Leave out the pictures, and write out exactly the lines from the beginning of the material to the line holding "va='center', fontsize=17, color=dark)", that line included, and nothing else.

- - - -

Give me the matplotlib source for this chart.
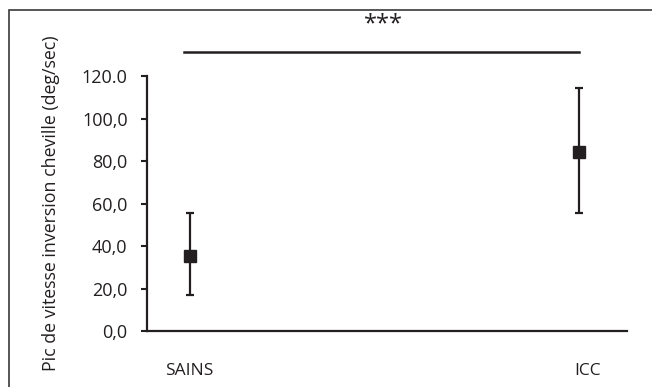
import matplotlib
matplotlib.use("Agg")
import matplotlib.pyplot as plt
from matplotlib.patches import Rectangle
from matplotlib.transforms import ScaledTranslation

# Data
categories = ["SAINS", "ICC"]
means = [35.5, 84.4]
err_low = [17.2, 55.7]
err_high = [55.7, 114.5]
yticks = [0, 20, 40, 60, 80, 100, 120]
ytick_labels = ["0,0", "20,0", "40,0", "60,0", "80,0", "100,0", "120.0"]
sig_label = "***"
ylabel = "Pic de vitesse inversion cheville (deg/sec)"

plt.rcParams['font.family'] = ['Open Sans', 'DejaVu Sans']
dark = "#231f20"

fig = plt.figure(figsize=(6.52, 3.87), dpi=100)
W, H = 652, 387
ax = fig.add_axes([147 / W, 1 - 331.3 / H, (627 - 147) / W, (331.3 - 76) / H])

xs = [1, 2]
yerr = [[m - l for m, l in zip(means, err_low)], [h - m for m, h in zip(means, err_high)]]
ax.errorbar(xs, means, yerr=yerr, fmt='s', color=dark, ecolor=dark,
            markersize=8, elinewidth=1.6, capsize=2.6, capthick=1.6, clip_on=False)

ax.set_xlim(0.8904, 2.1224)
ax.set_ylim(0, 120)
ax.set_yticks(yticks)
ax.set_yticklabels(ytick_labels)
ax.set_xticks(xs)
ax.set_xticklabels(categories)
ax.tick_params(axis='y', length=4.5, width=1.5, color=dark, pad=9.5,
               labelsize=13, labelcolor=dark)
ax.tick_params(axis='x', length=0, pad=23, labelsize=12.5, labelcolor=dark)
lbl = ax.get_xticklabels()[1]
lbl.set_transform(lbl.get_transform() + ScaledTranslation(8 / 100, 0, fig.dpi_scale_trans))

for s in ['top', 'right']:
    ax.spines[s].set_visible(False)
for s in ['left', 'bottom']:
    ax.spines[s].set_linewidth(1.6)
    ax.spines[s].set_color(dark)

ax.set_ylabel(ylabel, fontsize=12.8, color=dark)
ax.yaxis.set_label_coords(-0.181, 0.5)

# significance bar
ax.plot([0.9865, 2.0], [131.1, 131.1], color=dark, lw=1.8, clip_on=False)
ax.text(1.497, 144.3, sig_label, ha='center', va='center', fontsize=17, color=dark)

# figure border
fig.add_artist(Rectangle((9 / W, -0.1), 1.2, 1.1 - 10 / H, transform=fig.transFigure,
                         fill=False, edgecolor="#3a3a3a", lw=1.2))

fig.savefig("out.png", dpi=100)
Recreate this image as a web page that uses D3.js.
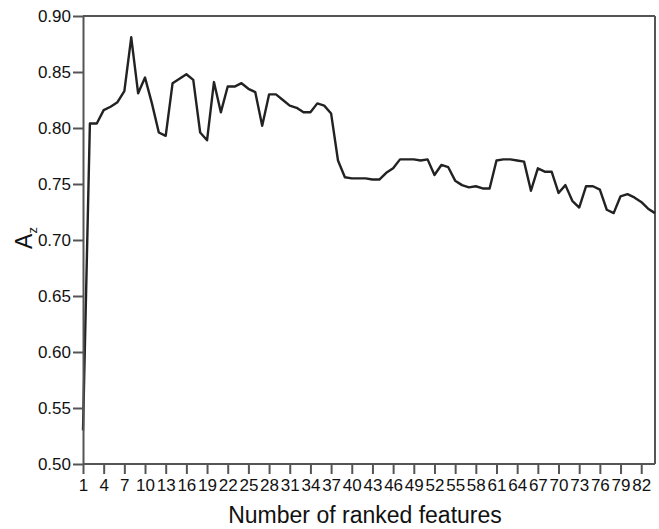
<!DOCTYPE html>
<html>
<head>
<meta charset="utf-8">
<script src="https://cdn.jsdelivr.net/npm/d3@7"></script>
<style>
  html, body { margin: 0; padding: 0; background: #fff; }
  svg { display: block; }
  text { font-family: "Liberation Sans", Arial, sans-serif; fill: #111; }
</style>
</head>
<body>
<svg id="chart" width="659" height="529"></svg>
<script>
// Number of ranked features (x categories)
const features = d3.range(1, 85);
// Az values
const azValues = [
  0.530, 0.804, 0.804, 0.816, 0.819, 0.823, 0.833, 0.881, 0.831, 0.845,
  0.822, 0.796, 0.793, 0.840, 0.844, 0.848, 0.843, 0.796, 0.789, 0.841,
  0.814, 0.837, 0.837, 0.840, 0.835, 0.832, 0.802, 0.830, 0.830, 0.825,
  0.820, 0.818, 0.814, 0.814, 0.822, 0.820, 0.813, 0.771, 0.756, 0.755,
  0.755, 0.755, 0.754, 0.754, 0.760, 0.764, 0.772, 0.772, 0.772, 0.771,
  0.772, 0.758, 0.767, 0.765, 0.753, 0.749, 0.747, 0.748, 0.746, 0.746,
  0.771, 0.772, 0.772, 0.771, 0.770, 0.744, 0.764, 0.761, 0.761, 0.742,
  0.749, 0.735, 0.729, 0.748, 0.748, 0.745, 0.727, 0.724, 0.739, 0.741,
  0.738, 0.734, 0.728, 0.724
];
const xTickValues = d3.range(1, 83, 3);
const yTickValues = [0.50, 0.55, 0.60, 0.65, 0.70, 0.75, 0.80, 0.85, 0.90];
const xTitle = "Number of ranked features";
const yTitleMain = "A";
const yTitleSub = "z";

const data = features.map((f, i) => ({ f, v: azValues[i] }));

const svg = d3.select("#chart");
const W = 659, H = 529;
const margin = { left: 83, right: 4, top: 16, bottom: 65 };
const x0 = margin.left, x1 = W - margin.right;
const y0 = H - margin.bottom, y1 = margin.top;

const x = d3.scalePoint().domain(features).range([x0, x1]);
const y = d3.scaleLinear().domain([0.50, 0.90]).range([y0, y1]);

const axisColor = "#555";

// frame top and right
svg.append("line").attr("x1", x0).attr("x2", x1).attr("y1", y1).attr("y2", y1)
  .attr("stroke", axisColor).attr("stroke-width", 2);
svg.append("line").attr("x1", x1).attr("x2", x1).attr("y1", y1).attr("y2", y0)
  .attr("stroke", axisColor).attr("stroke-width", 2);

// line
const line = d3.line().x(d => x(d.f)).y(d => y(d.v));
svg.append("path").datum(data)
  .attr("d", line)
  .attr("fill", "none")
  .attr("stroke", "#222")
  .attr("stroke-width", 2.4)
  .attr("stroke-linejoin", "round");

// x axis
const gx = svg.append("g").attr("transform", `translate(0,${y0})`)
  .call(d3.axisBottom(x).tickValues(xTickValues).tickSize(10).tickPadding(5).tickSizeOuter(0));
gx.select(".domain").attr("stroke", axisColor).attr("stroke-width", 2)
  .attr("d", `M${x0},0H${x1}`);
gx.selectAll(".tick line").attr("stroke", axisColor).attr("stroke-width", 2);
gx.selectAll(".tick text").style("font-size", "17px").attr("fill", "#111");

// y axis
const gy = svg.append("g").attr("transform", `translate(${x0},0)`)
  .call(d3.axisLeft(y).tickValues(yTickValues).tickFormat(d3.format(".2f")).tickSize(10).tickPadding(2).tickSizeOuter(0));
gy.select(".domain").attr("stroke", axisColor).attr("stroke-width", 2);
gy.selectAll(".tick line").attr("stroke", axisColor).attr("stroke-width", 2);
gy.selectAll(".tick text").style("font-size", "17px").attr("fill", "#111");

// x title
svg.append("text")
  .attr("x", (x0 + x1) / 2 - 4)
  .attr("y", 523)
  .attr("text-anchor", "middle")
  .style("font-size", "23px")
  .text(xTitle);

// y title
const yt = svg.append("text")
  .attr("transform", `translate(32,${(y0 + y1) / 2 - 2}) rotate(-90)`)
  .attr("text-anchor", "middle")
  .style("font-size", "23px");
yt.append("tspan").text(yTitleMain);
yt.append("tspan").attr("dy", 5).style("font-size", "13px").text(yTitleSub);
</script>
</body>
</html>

- - - -

### The response:
Give me the matplotlib source for this chart.
import matplotlib
matplotlib.use("Agg")
import matplotlib.pyplot as plt
from matplotlib.patches import Rectangle
from matplotlib.transforms import ScaledTranslation

# Data
categories = ["SAINS", "ICC"]
means = [35.5, 84.4]
err_low = [17.2, 55.7]
err_high = [55.7, 114.5]
yticks = [0, 20, 40, 60, 80, 100, 120]
ytick_labels = ["0,0", "20,0", "40,0", "60,0", "80,0", "100,0", "120.0"]
sig_label = "***"
ylabel = "Pic de vitesse inversion cheville (deg/sec)"

plt.rcParams['font.family'] = ['Open Sans', 'DejaVu Sans']
dark = "#231f20"

fig = plt.figure(figsize=(6.52, 3.87), dpi=100)
W, H = 652, 387
ax = fig.add_axes([147 / W, 1 - 331.3 / H, (627 - 147) / W, (331.3 - 76) / H])

xs = [1, 2]
yerr = [[m - l for m, l in zip(means, err_low)], [h - m for m, h in zip(means, err_high)]]
ax.errorbar(xs, means, yerr=yerr, fmt='s', color=dark, ecolor=dark,
            markersize=8, elinewidth=1.6, capsize=2.6, capthick=1.6, clip_on=False)

ax.set_xlim(0.8904, 2.1224)
ax.set_ylim(0, 120)
ax.set_yticks(yticks)
ax.set_yticklabels(ytick_labels)
ax.set_xticks(xs)
ax.set_xticklabels(categories)
ax.tick_params(axis='y', length=4.5, width=1.5, color=dark, pad=9.5,
               labelsize=13, labelcolor=dark)
ax.tick_params(axis='x', length=0, pad=23, labelsize=12.5, labelcolor=dark)
lbl = ax.get_xticklabels()[1]
lbl.set_transform(lbl.get_transform() + ScaledTranslation(8 / 100, 0, fig.dpi_scale_trans))

for s in ['top', 'right']:
    ax.spines[s].set_visible(False)
for s in ['left', 'bottom']:
    ax.spines[s].set_linewidth(1.6)
    ax.spines[s].set_color(dark)

ax.set_ylabel(ylabel, fontsize=12.8, color=dark)
ax.yaxis.set_label_coords(-0.181, 0.5)

# significance bar
ax.plot([0.9865, 2.0], [131.1, 131.1], color=dark, lw=1.8, clip_on=False)
ax.text(1.497, 144.3, sig_label, ha='center', va='center', fontsize=17, color=dark)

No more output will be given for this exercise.